Sin embargo, el sofisticado artilugio de la realidad paralela es una estrategia que se desliza sin golpes escandalosos; resulta más natural, por decirlo de algún modo. La censura de Prensa, así, sin cortapisas ni atenuantes, al estilo Vitelio Reyes, ya no se usa, pasó de moda; o se usa cuando ya no queda más remedio. La compra de medios sigue vigente, y la de conciencias. Pero la realidad paralela es algo que penetra de modo más eficaz y quizás (habría que comparar estos métodos de manera científica) no provoque reacciones contundentes como sí lo hace la censura.

Definitivamente: la censura monda y lironda ya no es el problema fundamental en este país sino la exitosa implantación de la realidad paralela.

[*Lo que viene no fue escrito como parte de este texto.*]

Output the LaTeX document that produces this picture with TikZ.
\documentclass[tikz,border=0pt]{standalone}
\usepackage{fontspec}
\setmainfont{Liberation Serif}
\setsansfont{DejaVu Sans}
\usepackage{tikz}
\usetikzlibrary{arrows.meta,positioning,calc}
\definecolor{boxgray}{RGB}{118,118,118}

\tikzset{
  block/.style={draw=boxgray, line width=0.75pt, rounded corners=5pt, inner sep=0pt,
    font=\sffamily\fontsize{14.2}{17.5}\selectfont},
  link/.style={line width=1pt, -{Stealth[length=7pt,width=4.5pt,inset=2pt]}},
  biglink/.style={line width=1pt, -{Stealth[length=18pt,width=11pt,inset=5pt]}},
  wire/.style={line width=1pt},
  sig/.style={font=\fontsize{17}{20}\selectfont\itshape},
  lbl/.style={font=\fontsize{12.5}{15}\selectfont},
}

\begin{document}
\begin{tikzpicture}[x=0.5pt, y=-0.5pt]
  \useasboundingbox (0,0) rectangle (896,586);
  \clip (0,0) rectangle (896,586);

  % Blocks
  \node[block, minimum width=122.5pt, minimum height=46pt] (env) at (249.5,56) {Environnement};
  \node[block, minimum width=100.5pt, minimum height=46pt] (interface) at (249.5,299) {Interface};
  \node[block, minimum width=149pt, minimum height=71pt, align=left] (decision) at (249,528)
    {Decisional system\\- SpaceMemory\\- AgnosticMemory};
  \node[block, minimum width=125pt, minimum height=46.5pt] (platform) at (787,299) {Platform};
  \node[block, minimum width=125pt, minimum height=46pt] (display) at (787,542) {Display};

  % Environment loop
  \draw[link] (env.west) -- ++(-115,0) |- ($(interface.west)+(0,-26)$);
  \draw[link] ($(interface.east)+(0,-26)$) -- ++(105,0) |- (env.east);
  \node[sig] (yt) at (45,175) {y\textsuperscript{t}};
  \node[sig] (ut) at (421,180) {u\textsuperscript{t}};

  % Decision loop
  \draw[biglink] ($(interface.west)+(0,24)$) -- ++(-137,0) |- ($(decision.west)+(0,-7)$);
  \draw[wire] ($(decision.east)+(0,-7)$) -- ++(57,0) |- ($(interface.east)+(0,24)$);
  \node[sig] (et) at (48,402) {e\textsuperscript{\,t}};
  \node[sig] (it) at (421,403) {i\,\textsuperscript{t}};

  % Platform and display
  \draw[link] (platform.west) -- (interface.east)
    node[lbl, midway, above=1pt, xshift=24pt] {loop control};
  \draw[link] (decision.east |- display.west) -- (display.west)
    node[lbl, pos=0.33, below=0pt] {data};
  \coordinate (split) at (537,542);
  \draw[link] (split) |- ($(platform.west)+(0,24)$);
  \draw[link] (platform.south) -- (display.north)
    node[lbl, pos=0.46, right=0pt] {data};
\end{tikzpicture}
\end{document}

Ha atrapado, incluso, a los adversarios del Gobierno. Ha arropado al país entero. Comprende tres elementos esenciales:

  • La tergiversación del lenguaje
  • La aniquilación de los hechos (y de los personajes que los protagonizan)
  • La repetición y normalización de gestos que soportan la realidad paralela

La tergiversación del lenguaje la inauguró el finado Hugo Chávez acuñando epítetos contra la oposición. Un recurso intuitivo (¿de político especialmente capacitado para el insulto?) que, con el correr de los años, se ha convertido en leit motiv. Hasta que hoy, por ejemplo, debe tenerse cuidado al pronunciar el fonema pueblo. Nicolás Maduro ha llegado a decir que si las parlamentarias las pierde el chavismo, él saldría a la calle «con el pueblo a defender la revolución». Entonces, ¿no es el pueblo quien vota el 6 de diciembre? Hay un Nuevo Diccionario de Usos y Modos de la Palabra Prostituida esperando luz verde. Es el diccionario de las palabras que hoy, en Venezuela, significan otra cosa de lo que denotaban hace 15 o 16 años. Una lexicografía distinta, hecha a la medida y conveniencia del poder, es herramienta cotidiana en la vida pública: echar marcha atrás en eso es asignatura pendiente cuando todo esto pase.

La aniquilación de los hechos —y en ciertos casos, de los personajes aparejados a ellos— ha podido constatarse recientemente por boca del mismísimo defensor del Pueblo, Tarek William Saab: el fiscal Franklin Nieves anuló su cualidad jurídica «al no haber aprovechado durante casi dos años las oportunidades que el propio juicio le dio». O sea, en realidad no actuó bajo presión sabiendo que hacía algo impropio contra un acusado inocente. Eso no sucedió porque… porque el hombre no dijo eso a tiempo.

Casos como ese pueden contarse por decenas, comenzando por los responsables del operativo o plan Bolívar 2000 —el diario Tal Cual, o más específicamente Teodoro Petkoff, lo llamaba Biyuyo 2000—, siguiendo con la banda de los enanos, Luis Velásquez Alvaray, la trayectoria del inefable hijo de José Vicente Rangel… hasta llegar a casos más recientes de desaparición mediática como el ex factótum de Pdvsa, Rafael Ramírez, y sus compañeros de faena.

El tercer componente, el de los gestos. Es cuestión como para otro artículo. Baste citar el ejemplo del actual presidente de la Asamblea Nacional. Un gesto es una suma. O la guinda del pastel. O un tic nervioso. O una advertencia. Un gesto puede ser la Guardia Nacional Bolivariana lanzada con toda su potencia contra un centenar de estudiantes desvalidos en medio de la calle; o puede ser la compra de una docena de aviones Sukhoi.

O un aplauso, un buen par de palmadas alegres, saltarinas, entusiastas. Un aplauso suma, forma algarabía junto a otros, y el escenario parece revitalizarse entonces con una ilusión reprogramada. Un aplauso puede hacer temblar al prójimo e insuflar esperanza a la pobre mujer desahuciada que mira la TV en ese momento. Un aplauso es ley chavista: ¿o no te acuerdas, Diosdado, del coro de focas durante los maratónicos programas domingueros de Chávez? En uno de ellos te dijo que tenías unas pestañas muy coquetas, o algo parecido. También ahí, seguramente, aplaudiste para tus adentros. No como ahora, que si llegas a aplaudir, lo haces solo de la mueca para fuera.